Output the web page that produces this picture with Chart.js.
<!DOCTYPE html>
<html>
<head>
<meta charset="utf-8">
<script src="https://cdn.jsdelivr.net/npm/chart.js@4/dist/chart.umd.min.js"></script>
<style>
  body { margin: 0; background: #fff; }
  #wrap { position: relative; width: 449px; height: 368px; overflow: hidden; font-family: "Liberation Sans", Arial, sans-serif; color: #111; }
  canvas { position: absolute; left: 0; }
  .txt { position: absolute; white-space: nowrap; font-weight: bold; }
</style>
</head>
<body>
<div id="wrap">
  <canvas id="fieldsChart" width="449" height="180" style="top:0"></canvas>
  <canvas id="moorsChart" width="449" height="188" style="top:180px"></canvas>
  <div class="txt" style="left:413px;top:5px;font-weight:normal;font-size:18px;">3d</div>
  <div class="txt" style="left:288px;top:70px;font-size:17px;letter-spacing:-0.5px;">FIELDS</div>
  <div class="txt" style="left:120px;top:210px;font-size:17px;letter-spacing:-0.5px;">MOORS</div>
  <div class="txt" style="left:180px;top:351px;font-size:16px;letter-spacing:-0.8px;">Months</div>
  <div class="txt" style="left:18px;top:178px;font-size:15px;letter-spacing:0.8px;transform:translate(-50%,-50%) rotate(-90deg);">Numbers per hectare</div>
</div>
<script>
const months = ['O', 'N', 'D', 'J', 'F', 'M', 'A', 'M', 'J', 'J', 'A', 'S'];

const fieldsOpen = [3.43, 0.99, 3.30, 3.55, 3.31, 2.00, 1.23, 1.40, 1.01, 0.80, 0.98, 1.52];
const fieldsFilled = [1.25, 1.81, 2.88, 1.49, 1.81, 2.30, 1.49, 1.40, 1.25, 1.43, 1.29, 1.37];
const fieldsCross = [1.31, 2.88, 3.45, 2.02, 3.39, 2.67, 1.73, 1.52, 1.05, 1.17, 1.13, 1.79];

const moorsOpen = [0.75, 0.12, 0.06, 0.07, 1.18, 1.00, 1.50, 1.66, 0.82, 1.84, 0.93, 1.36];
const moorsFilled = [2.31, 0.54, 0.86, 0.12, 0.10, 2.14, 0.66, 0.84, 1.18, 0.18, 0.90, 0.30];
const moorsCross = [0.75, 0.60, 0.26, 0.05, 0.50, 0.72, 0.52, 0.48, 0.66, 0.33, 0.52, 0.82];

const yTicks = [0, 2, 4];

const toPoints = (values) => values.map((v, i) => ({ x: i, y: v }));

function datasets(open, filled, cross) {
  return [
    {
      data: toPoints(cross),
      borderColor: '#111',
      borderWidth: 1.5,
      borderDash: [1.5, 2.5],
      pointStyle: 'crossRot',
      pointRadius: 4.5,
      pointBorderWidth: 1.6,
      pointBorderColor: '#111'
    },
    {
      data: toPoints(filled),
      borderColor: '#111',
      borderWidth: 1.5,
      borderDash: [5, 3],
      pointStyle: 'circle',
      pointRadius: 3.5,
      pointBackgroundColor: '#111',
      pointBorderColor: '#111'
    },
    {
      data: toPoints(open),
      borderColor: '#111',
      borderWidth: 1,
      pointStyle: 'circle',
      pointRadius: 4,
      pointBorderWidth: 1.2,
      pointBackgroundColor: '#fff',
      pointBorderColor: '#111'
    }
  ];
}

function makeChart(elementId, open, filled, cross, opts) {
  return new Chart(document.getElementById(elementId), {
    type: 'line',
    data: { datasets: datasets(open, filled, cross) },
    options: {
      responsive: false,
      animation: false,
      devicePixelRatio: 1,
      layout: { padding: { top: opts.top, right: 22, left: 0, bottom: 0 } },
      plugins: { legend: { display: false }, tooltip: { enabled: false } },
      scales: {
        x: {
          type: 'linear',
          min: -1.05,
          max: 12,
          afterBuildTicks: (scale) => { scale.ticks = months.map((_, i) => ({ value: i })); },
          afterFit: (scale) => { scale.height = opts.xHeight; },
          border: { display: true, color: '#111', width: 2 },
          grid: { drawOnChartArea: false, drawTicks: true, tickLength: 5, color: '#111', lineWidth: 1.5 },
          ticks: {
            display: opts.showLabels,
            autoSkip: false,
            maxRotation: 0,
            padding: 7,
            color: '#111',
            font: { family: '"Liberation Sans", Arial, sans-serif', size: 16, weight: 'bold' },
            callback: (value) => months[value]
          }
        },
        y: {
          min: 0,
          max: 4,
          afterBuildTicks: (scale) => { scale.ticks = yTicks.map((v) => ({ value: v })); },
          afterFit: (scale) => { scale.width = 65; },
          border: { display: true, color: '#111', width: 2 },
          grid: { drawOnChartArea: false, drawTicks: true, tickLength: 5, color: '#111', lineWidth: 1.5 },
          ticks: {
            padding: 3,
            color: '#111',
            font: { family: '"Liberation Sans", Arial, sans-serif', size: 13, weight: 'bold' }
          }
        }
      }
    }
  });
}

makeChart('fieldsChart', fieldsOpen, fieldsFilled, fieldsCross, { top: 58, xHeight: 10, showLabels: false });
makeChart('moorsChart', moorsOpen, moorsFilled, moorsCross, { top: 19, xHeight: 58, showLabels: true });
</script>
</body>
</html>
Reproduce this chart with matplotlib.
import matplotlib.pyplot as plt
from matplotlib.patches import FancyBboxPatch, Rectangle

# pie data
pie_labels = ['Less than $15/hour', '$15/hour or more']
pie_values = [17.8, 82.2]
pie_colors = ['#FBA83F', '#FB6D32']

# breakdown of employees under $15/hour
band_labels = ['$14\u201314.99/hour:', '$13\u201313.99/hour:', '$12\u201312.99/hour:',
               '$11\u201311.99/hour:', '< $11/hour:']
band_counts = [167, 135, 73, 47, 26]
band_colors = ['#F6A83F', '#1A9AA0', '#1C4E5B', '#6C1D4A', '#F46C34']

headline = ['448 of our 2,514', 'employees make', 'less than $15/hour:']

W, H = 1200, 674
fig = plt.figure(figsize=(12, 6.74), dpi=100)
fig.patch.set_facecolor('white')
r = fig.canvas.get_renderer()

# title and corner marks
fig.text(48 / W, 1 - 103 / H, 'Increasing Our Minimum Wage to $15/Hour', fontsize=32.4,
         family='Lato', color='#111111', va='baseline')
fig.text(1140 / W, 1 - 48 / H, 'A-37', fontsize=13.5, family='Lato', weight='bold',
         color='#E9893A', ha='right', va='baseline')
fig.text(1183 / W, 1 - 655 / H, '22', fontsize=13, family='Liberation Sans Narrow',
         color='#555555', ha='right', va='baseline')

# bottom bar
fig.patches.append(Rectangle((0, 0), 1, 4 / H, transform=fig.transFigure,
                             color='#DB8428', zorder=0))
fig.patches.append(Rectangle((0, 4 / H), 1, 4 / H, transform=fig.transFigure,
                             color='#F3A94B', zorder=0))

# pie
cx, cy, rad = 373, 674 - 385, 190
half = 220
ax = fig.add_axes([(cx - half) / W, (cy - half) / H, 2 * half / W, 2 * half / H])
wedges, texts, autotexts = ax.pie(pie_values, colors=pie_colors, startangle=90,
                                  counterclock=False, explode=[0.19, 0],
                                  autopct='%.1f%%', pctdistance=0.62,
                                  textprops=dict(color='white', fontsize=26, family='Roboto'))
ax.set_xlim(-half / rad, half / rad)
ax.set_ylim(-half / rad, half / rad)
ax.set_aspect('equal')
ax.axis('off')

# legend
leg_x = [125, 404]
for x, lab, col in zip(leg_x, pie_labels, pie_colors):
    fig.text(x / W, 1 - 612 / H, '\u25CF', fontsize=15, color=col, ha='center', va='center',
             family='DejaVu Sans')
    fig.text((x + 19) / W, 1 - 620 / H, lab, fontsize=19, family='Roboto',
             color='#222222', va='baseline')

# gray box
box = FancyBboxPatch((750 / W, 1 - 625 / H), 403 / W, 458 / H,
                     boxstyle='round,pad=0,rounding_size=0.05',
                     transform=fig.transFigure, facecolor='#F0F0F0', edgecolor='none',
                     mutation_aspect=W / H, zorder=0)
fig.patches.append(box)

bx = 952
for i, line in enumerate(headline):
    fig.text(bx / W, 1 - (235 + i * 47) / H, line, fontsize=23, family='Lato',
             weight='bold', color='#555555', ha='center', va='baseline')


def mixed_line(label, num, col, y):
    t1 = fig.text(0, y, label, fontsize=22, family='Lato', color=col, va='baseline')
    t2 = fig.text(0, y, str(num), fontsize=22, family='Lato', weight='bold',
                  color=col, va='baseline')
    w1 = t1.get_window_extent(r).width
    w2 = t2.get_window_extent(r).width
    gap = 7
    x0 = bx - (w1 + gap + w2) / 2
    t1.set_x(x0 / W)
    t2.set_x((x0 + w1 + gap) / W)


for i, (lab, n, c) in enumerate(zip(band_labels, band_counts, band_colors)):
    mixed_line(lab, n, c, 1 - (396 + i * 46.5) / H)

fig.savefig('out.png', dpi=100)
——————————
PROMPT.
The word "this" may appear on some lines. Report how many lines hold it, giving the number alone.

EXERCISE RESPONSE.
2